You will realise that the average yield of the 6-month T-bill tends to track the yield of the MAS 12-week bill pretty closely. If institutions mainly bid on the MAS bill and the Singapore T-bills, they should be close together (which they are).
But since Sept, when the overall participation picked up, we started to see some significant deviation between the average yield and the MAS bill yield. In the last two auctions, we see a more considerable disparity.
It is likely the new participants since September are collectively:
- Not participating in price discovery (the non-competitive bidders)
- Bidding lower than the true yield to get the Treasury bill successfully
And this may affect the yield.
Yet, I feel that I might be reading too much into the effects of new retail money participation. If we take a look at the result of MAS bill auction, which are free from retail participation, you can see that the cut-off, average and median yield result is not too different from the six-month Singapore Treasury Bill:
With or without retail participation, the outcome looks pretty similar. Perhaps, we need to accept that this is the uniqueness of an auction system to determine prices.
Perhaps the real reason is that the yield curve has inverted at that part of the curve.
Non-Competitive Bid Allocation Are Not a Given
The non-competitive bids will be allotted first, up to 40% of the total amount allocated (roughly 4.X billion). So that usually works out to 1.4 to 2.0 billion.
But with the popularity of T-bills, participation is high so the allocation limit is hit. This means that you may not get all the amount you bid for and will be allocated a pro-rated amount.
What You Should Do Depends On Your Financial Goal?
My conclusion is that the nature of an auction system and the interaction of monetary policy as a collective determine the current yield.
This is not something we all can control. We have to recognize that.

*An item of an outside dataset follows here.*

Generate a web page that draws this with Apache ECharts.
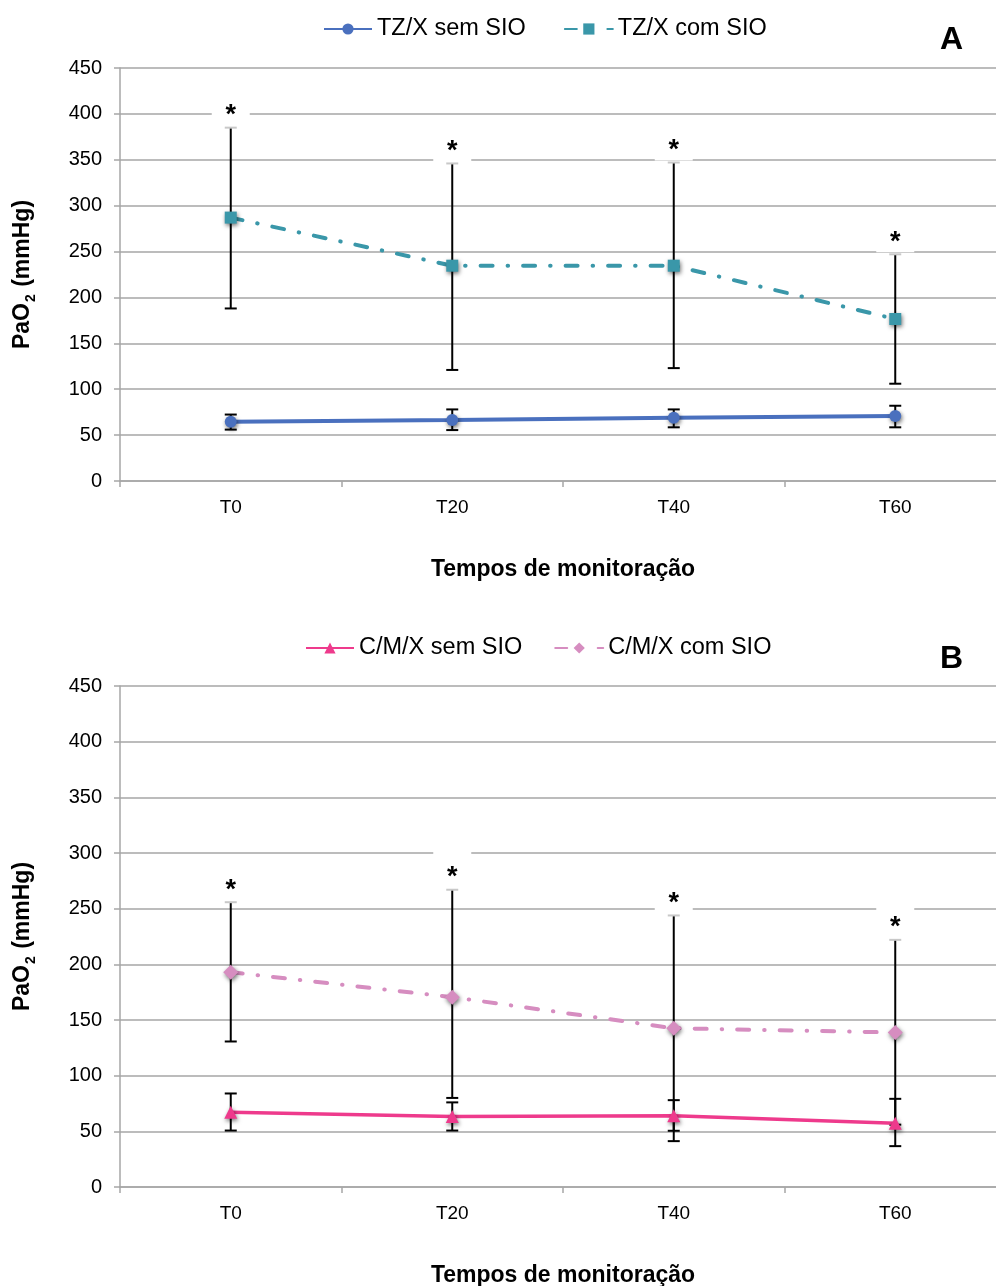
<!DOCTYPE html>
<html><head><meta charset="utf-8">
<script src="https://cdn.jsdelivr.net/npm/echarts@6/dist/echarts.min.js"></script>
<style>html,body{margin:0;padding:0;background:#fff}#c{width:996px;height:1286px}</style>
</head><body><div id="c"></div>
<script>
const categories = ['T0', 'T20', 'T40', 'T60'];
const yMin = 0, yMax = 450, yStep = 50;

// Panel A
const tzSem = [64.6, 66.4, 69, 70.8];
const tzSemLow = [56, 55.5, 58.5, 58.5];
const tzSemHigh = [72.4, 78, 78, 82];
const tzCom = [287, 234.6, 234.6, 176.5];
const tzComLow = [188, 121, 123, 106];
const tzComHigh = [385, 346, 347, 247];

// Panel B
const cmSem = [67.2, 63.3, 64, 57.3];
const cmSemLow = [50.7, 50.7, 50.5, 36.7];
const cmSemHigh = [84, 76, 78, 79.2];
const cmCom = [193, 170.5, 142.6, 138.8];
const cmComLow = [130.7, 80, 41.2, 56];
const cmComHigh = [255.8, 267, 243.9, 222];

const FONT = "'Liberation Sans', Arial, sans-serif";
const GRID_C = '#a6a6a6';

function errData(lo, hi) { return lo.map((v, i) => [i, v, hi[i]]); }

function errRender(withStar) {
  return function (params, api) {
    const x = api.value(0);
    const lo = api.coord([x, api.value(1)]);
    const hi = api.coord([x, api.value(2)]);
    const ch = [];
    if (withStar) {
      ch.push({ type: 'rect', shape: { x: hi[0] - 19, y: hi[1] - 42, width: 38, height: 40 }, style: { fill: '#fff' } });
    }
    ch.push({ type: 'line', shape: { x1: lo[0], y1: lo[1], x2: hi[0], y2: hi[1] }, style: { stroke: '#000', lineWidth: 2 } });
    ch.push({ type: 'line', shape: { x1: lo[0] - 6, y1: lo[1], x2: lo[0] + 6, y2: lo[1] }, style: { stroke: '#000', lineWidth: 2 } });
    ch.push({ type: 'line', shape: { x1: hi[0] - 6, y1: hi[1], x2: hi[0] + 6, y2: hi[1] }, style: { stroke: withStar ? '#c8c8c8' : '#000', lineWidth: 2 } });
    if (withStar) {
      ch.push({ type: 'text', x: hi[0], y: hi[1] - 12, style: { text: '*', fontSize: 27, fontWeight: 'bold', fontFamily: FONT, fill: '#000', align: 'center', verticalAlign: 'middle' } });
    }
    return { type: 'group', children: ch };
  };
}

function xAxisCfg(gi) {
  return {
    type: 'category', gridIndex: gi, data: categories, boundaryGap: true,
    axisLine: { lineStyle: { color: GRID_C, width: 1.5 } },
    axisTick: { show: true, length: 6, lineStyle: { color: GRID_C, width: 1.5 } },
    axisLabel: { fontSize: 19, color: '#000', margin: 17, fontFamily: FONT },
    name: 'Tempos de monitoração', nameLocation: 'middle', nameGap: 77,
    nameTextStyle: { fontSize: 23, fontWeight: 'bold', color: '#000', fontFamily: FONT }
  };
}
function yAxisCfg(gi) {
  return {
    type: 'value', gridIndex: gi, min: yMin, max: yMax, interval: yStep,
    axisLine: { show: true, lineStyle: { color: GRID_C, width: 1.5 } },
    axisTick: { show: true, length: 6, lineStyle: { color: GRID_C, width: 1.5 } },
    splitLine: { lineStyle: { color: GRID_C, width: 1.5 } },
    axisLabel: { fontSize: 20, color: '#000', margin: 18, fontFamily: FONT },
    name: '{b|PaO}{s|2}{b| (mmHg)}', nameLocation: 'middle', nameGap: 82, nameRotate: 90,
    nameTextStyle: {
      color: '#000', fontFamily: FONT,
      rich: {
        b: { fontSize: 23, fontWeight: 'bold', fontFamily: FONT, color: '#000', lineHeight: 30, verticalAlign: 'middle' },
        s: { fontSize: 14, fontWeight: 'bold', fontFamily: FONT, color: '#000', lineHeight: 30, verticalAlign: 'bottom', padding: [0, 1, 0, 1] }
      }
    }
  };
}

const dashDot = [12, 15, 0.5, 15];
const shadow = { shadowBlur: 4, shadowColor: 'rgba(0,0,0,0.55)', shadowOffsetX: 1, shadowOffsetY: 2 };

const option = {
  animation: false,
  backgroundColor: '#fff',
  textStyle: { fontFamily: FONT },
  grid: [
    { left: 120, top: 68, width: 886, height: 413, outerBoundsMode: 'none', containLabel: false },
    { left: 120, top: 686, width: 886, height: 501, outerBoundsMode: 'none', containLabel: false }
  ],
  legend: [
    { top: 12, left: 318, itemWidth: 48, itemHeight: 14, itemGap: 38,
      textStyle: { fontSize: 23.5, color: '#000', fontFamily: FONT },
      data: ['TZ/X sem SIO', 'TZ/X com SIO'] },
    { top: 631, left: 300, itemWidth: 48, itemHeight: 14, itemGap: 32,
      textStyle: { fontSize: 23.5, color: '#000', fontFamily: FONT },
      data: ['C/M/X sem SIO', 'C/M/X com SIO'] }
  ],
  xAxis: [xAxisCfg(0), xAxisCfg(1)],
  yAxis: [yAxisCfg(0), yAxisCfg(1)],
  graphic: [
    { type: 'text', left: 940, top: 24, style: { text: 'A', fontSize: 32, fontWeight: 'bold', fill: '#000', fontFamily: FONT } },
    { type: 'text', left: 940, top: 643, style: { text: 'B', fontSize: 32, fontWeight: 'bold', fill: '#000', fontFamily: FONT } }
  ],
  series: [
    { type: 'custom', name: 'errA1', xAxisIndex: 0, yAxisIndex: 0, z: 1, renderItem: errRender(true), data: errData(tzComLow, tzComHigh), silent: true },
    { type: 'custom', name: 'errA2', xAxisIndex: 0, yAxisIndex: 0, z: 1, renderItem: errRender(false), data: errData(tzSemLow, tzSemHigh), silent: true },
    { type: 'custom', name: 'errB1', xAxisIndex: 1, yAxisIndex: 1, z: 1, renderItem: errRender(true), data: errData(cmComLow, cmComHigh), silent: true },
    { type: 'custom', name: 'errB2', xAxisIndex: 1, yAxisIndex: 1, z: 1, renderItem: errRender(false), data: errData(cmSemLow, cmSemHigh), silent: true },
    { type: 'line', name: 'TZ/X sem SIO', xAxisIndex: 0, yAxisIndex: 0, z: 3, data: tzSem,
      symbol: 'circle', symbolSize: 12, color: '#4A70BE',
      lineStyle: { color: '#4A70BE', width: 4 }, itemStyle: Object.assign({ color: '#4A70BE' }, shadow) },
    { type: 'line', name: 'TZ/X com SIO', xAxisIndex: 0, yAxisIndex: 0, z: 3, data: tzCom,
      symbol: 'rect', symbolSize: 12, color: '#3A97A9',
      lineStyle: { color: '#3A97A9', width: 4, type: dashDot, cap: 'round' }, itemStyle: Object.assign({ color: '#3A97A9' }, shadow) },
    { type: 'line', name: 'C/M/X sem SIO', xAxisIndex: 1, yAxisIndex: 1, z: 3, data: cmSem,
      symbol: 'triangle', symbolSize: 13, color: '#EE3A8C',
      lineStyle: { color: '#EE3A8C', width: 3.5 }, itemStyle: Object.assign({ color: '#EE3A8C' }, shadow) },
    { type: 'line', name: 'C/M/X com SIO', xAxisIndex: 1, yAxisIndex: 1, z: 3, data: cmCom,
      symbol: 'diamond', symbolSize: 15, color: '#D68DC0',
      lineStyle: { color: '#D68DC0', width: 4, type: dashDot, cap: 'round' }, itemStyle: Object.assign({ color: '#D68DC0' }, shadow) }
  ]
};

const chart = echarts.init(document.getElementById('c'), null, { renderer: 'canvas' });
chart.setOption(option);
</script>
</body></html>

A lot of the answers to your question depend upon what it is that you want to achieve.
Too many people don’t ask that question which is why they have a hard time making sounder financial decisions.
Often, this relates to whether you wish to reach the highest yield or achieve a certain financial problem/goal/requirement.
If your goal is to park money that earns a decent return, that is risk-free with six-month liquidity, then make a competitive bid low to ensure you get a higher allotment. Accept whatever cut-off yield because, relatively, you feel the returns are decent relative to the effort to shift money around.
If you wish to do CPF SA Shielding with greater success, also do the same thing as the previous goal (You can read my comprehensive guide to CPF SA Shielding with Singapore Treasury Bills here).
If you have a particularly high hurdle rate, that is closer to where the market yield is, then evaluate well and make a competitive bid.
Please recognize that you are participating in an auction system which means it is not 100% you will get what you want, and the market determines the outcome.
Collectively, by not participating or bidding lower, we affect the outcome versus the true yield, but that is not something as an individual can change easily.